Multi-Task Learning (MTL)

Multi-Task Learning is a Machine Learning approach where a model is trained to perform multiple related tasks simultaneously, leveraging shared knowledge and representations across the tasks to improve overall performance.


Process:

  1. Task Identification: Identify the multiple related tasks that the model will be trained to perform.
  2. Shared Representation Learning: Develop a model architecture that allows for the extraction of shared representations across the tasks, typically through shared layers or parameters.
  3. Joint Training: Train the model on the combined dataset of all tasks, optimizing the shared representations and task-specific parameters simultaneously.

Components:

  • Shared Representation: The part of the model that captures common information and features across the multiple tasks.
  • Task-Specific Modules: Components of the model dedicated to individual tasks, allowing for task-specific learning.

Methods:

  • Task Grouping and Overlap: Information can be shared selectively across tasks based on relatedness, which can be imposed a priori or learned from data.
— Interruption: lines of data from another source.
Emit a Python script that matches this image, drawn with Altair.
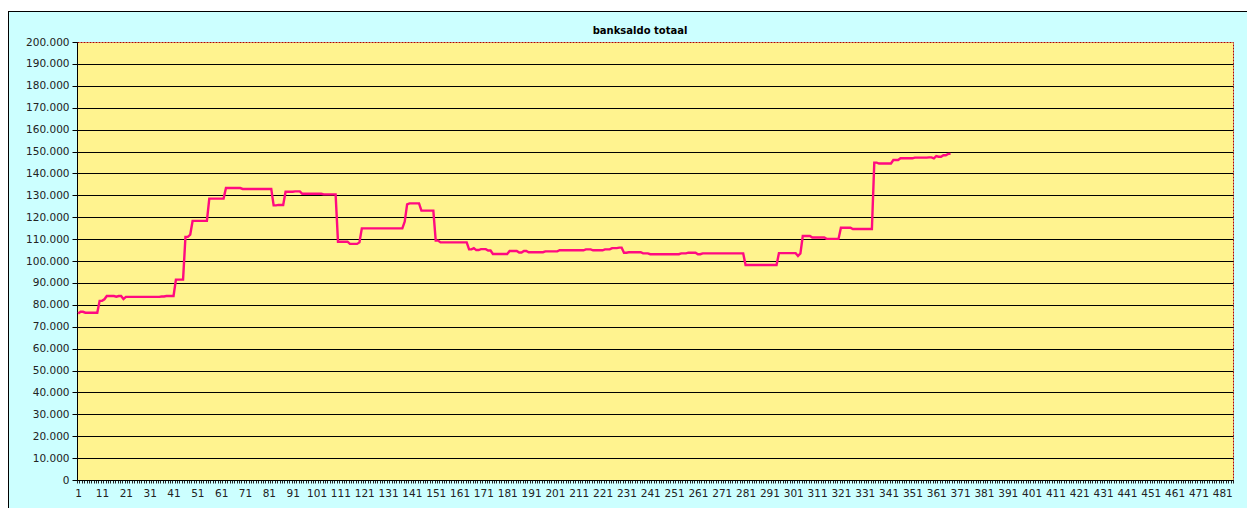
import altair as alt
import pandas as pd

chart_title = "banksaldo totaal"

# start day of each constant stretch and its balance (in thousands)
seg_start = [1, 2, 4, 10, 12, 13, 17, 18, 20, 21, 36, 38, 42, 46, 48, 49, 56, 63, 70,
             83, 85, 88, 92, 95, 104, 110, 115, 119, 120, 138, 139, 140, 145, 151, 153,
             165, 167, 168, 170, 173, 175, 182, 186, 188, 190, 197, 203, 214, 217, 222,
             225, 228, 230, 232, 238, 241, 254, 257, 261, 263, 281, 295, 303, 304, 305,
             309, 315, 321, 326, 335, 337, 343, 346, 352, 358, 360, 361, 362, 364, 366]
seg_value = [76.0, 76.8, 76.4, 81.8, 82.5, 84.0, 83.7, 84.0, 82.6, 83.6, 83.8, 84.0, 91.5,
             111.0, 112.0, 118.3, 128.5, 133.3, 132.9,
             125.4, 125.6, 131.6, 131.8, 130.7, 130.4, 108.8, 107.8, 108.5, 114.9, 118.0,
             125.9, 126.3, 123.0, 109.3, 108.5,
             105.3, 105.9, 105.0, 105.4, 104.8, 103.2, 104.6, 103.9, 104.6, 104.0, 104.4,
             104.9, 105.3, 104.9, 105.3,
             105.9, 106.1, 103.8, 104.0, 103.5, 103.1, 103.5, 103.8, 103.1, 103.5, 98.2,
             103.6, 102.3, 103.4, 111.4,
             110.7, 110.1, 115.2, 114.6, 144.9, 144.5, 146.1, 146.9, 147.2, 147.3, 146.9,
             147.9, 147.6, 148.3, 148.9]
last_day = 367
n_categories = 485
y_ticks = list(range(0, 200001, 10000))
x_boundaries = [i + 0.5 for i in range(0, n_categories + 1)]

days, values = [], []
for i, s in enumerate(seg_start):
    e = seg_start[i + 1] if i + 1 < len(seg_start) else last_day + 1
    for d in range(s, e):
        days.append(d)
        values.append(seg_value[i] * 1000)

df = pd.DataFrame({"dag": days, "saldo": values})
one = pd.DataFrame({"k": [0]})
title_df = pd.DataFrame({"t": [chart_title]})

W, H = 1156, 438
PL, PT, PR, PB = 69, 34, 14, 28
FONT = "DejaVu Sans"

x_scale = alt.Scale(domain=[0.5, n_categories + 0.5], nice=False, zero=False)
y_scale = alt.Scale(domain=[0, 200000], nice=False)

line = alt.Chart(df).mark_line(color="#FF0A80", strokeWidth=2.4).encode(
    x=alt.X("dag:Q", scale=x_scale, axis=alt.Axis(
        values=x_boundaries,
        labelExpr="(datum.value - 0.5) % 10 == 0 && datum.value < 485 ? format(datum.value + 0.5, 'd') : ''",
        labelOffset=1.19, labelOverlap=False, labelFlush=False,
        ticks=True, tickSize=3, tickColor="#222", grid=False,
        domainColor="black", labelPadding=5, labelFontSize=10.5, labelFont=FONT,
        labelColor="#222", title=None)),
    y=alt.Y("saldo:Q", scale=y_scale, axis=alt.Axis(
        values=y_ticks,
        labelExpr="replace(format(datum.value, ','), ',', '.')",
        grid=True,
        gridColor={"condition": {"test": "datum.value == 200000", "value": "transparent"}, "value": "black"},
        gridWidth=1, tickSize=5, tickColor="black", domainColor="black",
        labelPadding=3, labelFontSize=10.5, labelFont=FONT, labelColor="#222",
        title=None)),
)

white_strip = alt.Chart(one).mark_rect(color="white").encode(
    x=alt.value(-PL), x2=alt.value(W + PR), y=alt.value(-PT), y2=alt.value(-PT + 3))
top_frame = alt.Chart(one).mark_rule(color="black", strokeWidth=1).encode(
    x=alt.value(-PL), x2=alt.value(W + PR), y=alt.value(-PT + 3.5))
left_frame = alt.Chart(one).mark_rule(color="black", strokeWidth=1).encode(
    x=alt.value(-PL + 0.5), y=alt.value(-PT + 3.5), y2=alt.value(H + PB))
title_mark = alt.Chart(title_df).mark_text(
    font=FONT, fontSize=10, fontWeight="bold", color="black",
    align="center", baseline="middle").encode(
    text="t:N", x=alt.value(W / 2 - 15), y=alt.value(-11))

chart = alt.layer(line, white_strip, top_frame, left_frame, title_mark).properties(
    width=W, height=H,
    padding={"left": PL, "top": PT, "right": PR, "bottom": PB},
    autosize=alt.AutoSizeParams(type="none"),
).configure(background="#CCFFFF").configure_view(
    fill="#FFF38F", stroke="#B00000", strokeDash=[2, 1], strokeWidth=1
)

chart.save("out.html", embed_options={"renderer": "svg", "actions": False})
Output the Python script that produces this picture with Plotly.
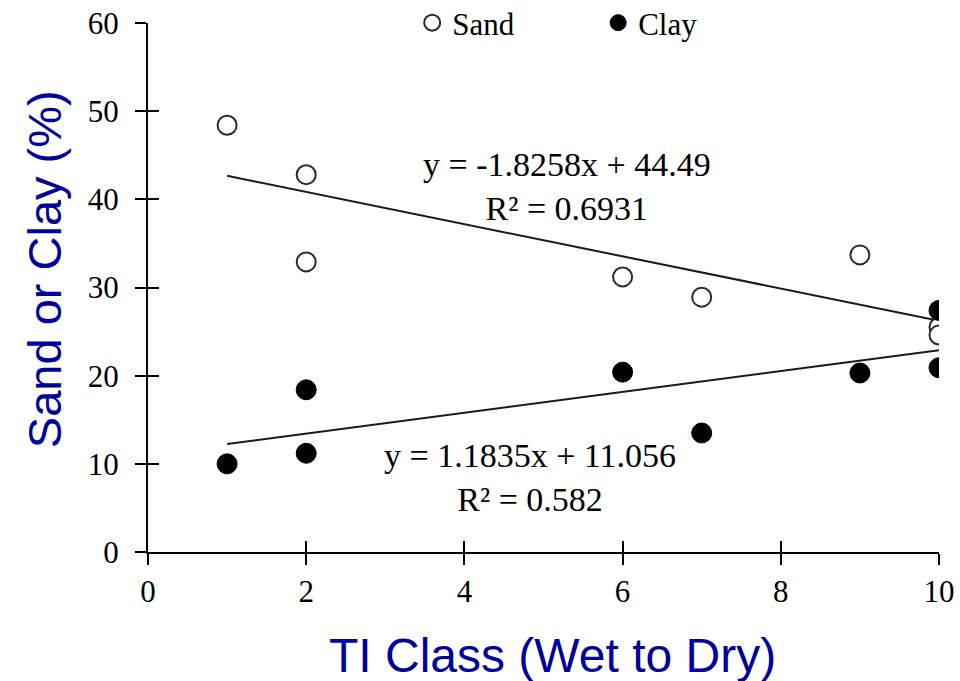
import plotly.graph_objects as go

# Data
sand_x = [1, 2, 2, 6, 7, 9, 10, 10]
sand_y = [48.4, 42.8, 32.9, 31.2, 28.9, 33.7, 25.5, 24.6]
clay_x = [1, 2, 2, 6, 7, 9, 10, 10]
clay_y = [10.0, 18.4, 11.2, 20.4, 13.5, 20.3, 27.4, 20.9]

sand_slope, sand_intercept, sand_r2 = -1.8258, 44.49, 0.6931
clay_slope, clay_intercept, clay_r2 = 1.1835, 11.056, 0.582

trend_x = [1, 10]

x_ticks = [0, 2, 4, 6, 8, 10]
y_ticks = [0, 10, 20, 30, 40, 50, 60]

SERIF = "Liberation Serif"
TITLE_COLOR = "#00009C"

fig = go.Figure()

# trend lines
fig.add_trace(go.Scatter(
    x=trend_x, y=[sand_slope * v + sand_intercept for v in trend_x],
    mode="lines", line=dict(color="#1a1a1a", width=2), showlegend=False, hoverinfo="skip"))
fig.add_trace(go.Scatter(
    x=trend_x, y=[clay_slope * v + clay_intercept for v in trend_x],
    mode="lines", line=dict(color="#1a1a1a", width=2), showlegend=False, hoverinfo="skip"))

fig.add_trace(go.Scatter(
    x=sand_x, y=sand_y, mode="markers", name="Sand",
    marker=dict(symbol="circle", size=19, color="white",
                line=dict(color="#2a2a2a", width=2))))
fig.add_trace(go.Scatter(
    x=clay_x, y=clay_y, mode="markers", name="Clay",
    marker=dict(symbol="circle", size=20, color="black",
                line=dict(color="black", width=1))))

# dummy trace for overlay axes (inside ticks -> crossing tick marks)
fig.add_trace(go.Scatter(x=[None], y=[None], xaxis="x2", yaxis="y2",
                         showlegend=False, hoverinfo="skip"))

fig.add_annotation(
    x=5.3, y=41.4, xref="x", yref="y", showarrow=False,
    text=f"y = {sand_slope}x + {sand_intercept}<br>R² = {sand_r2}",
    font=dict(family=SERIF, size=34, color="black"), align="center")
fig.add_annotation(
    x=4.83, y=8.4, xref="x", yref="y", showarrow=False,
    text=f"y = {clay_slope}x + {clay_intercept}<br>R² = {clay_r2}",
    font=dict(family=SERIF, size=34, color="black"), align="center")

# axis titles as annotations (positioned as in reference)
fig.add_annotation(
    x=-0.130, y=0.535, xref="paper", yref="paper", showarrow=False,
    text="Sand or Clay (%)", textangle=-90, xanchor="center", yanchor="middle",
    font=dict(family="Liberation Sans", size=47, color=TITLE_COLOR))
fig.add_annotation(
    x=0.511, y=-0.195, xref="paper", yref="paper", showarrow=False,
    text="TI Class (Wet to Dry)", xanchor="center", yanchor="middle",
    font=dict(family="Liberation Sans", size=48, color=TITLE_COLOR))

axis_common = dict(showgrid=False, zeroline=False, showline=True,
                   linecolor="black", linewidth=2, tickcolor="black",
                   tickwidth=2, ticklen=11)

fig.update_layout(
    width=960, height=681,
    margin=dict(l=148, r=21, t=23, b=129, autoexpand=False),
    plot_bgcolor="white", paper_bgcolor="white",
    xaxis=dict(range=[0, 10], tickvals=x_ticks, ticks="outside",
               tickfont=dict(family=SERIF, size=31, color="black"),
               automargin=False, **axis_common),
    yaxis=dict(range=[0, 60], tickvals=y_ticks, ticks="outside",
               tickfont=dict(family=SERIF, size=31, color="black"),
               ticklabelstandoff=10,
               automargin=False, **axis_common),
    xaxis2=dict(range=[0, 10], tickvals=x_ticks, ticks="inside", overlaying="x",
                anchor="y2", side="bottom", showticklabels=False, **axis_common),
    yaxis2=dict(range=[0, 60], tickvals=y_ticks, ticks="inside", overlaying="y",
                anchor="x2", side="left", showticklabels=False, **axis_common),
    legend=dict(orientation="h", x=0.334, xanchor="left", y=1.0, yanchor="middle",
                font=dict(family=SERIF, size=31, color="black"),
                entrywidth=141, entrywidthmode="pixels",
                bgcolor="rgba(0,0,0,0)", itemwidth=30),
    showlegend=True,
)

fig.write_html("out.html", config={"displayModeBar": False},
               post_script="document.body.style.margin='0';document.body.style.overflow='hidden';")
Hierarchical task relatedness can also be exploited implicitly.
  • Exploiting Unrelated Tasks: Learning principal tasks using auxiliary tasks, unrelated to the principal ones, can be beneficial. Incorporating unrelated tasks can result in significant improvements over standard multi-task learning methods.
  • Transfer of Knowledge: This involves the development of a shared representation across tasks either concurrently or sequentially. Pre-trained models can be used for Feature Extraction or to initialize models for different classification tasks.
  • Multiple Non-Stationary Tasks: The extension of multi-task learning and transfer of knowledge to non-stationary environments is termed Group Online Adaptive Learning (GOAL).
  • Multi-Task Optimization: MTL models may hinder individual task performance if tasks seek conflicting representation, a phenomenon referred to as negative transfer. Various MTL optimization methods have been proposed to mitigate this issue, including combining per-task gradients into a joint update direction through aggregation algorithms or heuristics.

Notes:

  • Multi-task learning can lead to improved generalization and performance by leveraging shared knowledge across related tasks.
  • Careful task selection and model architecture design are crucial for successful multi-task learning.
  • Balancing the impact of individual tasks and preventing interference between tasks are key challenges in multi-task learning.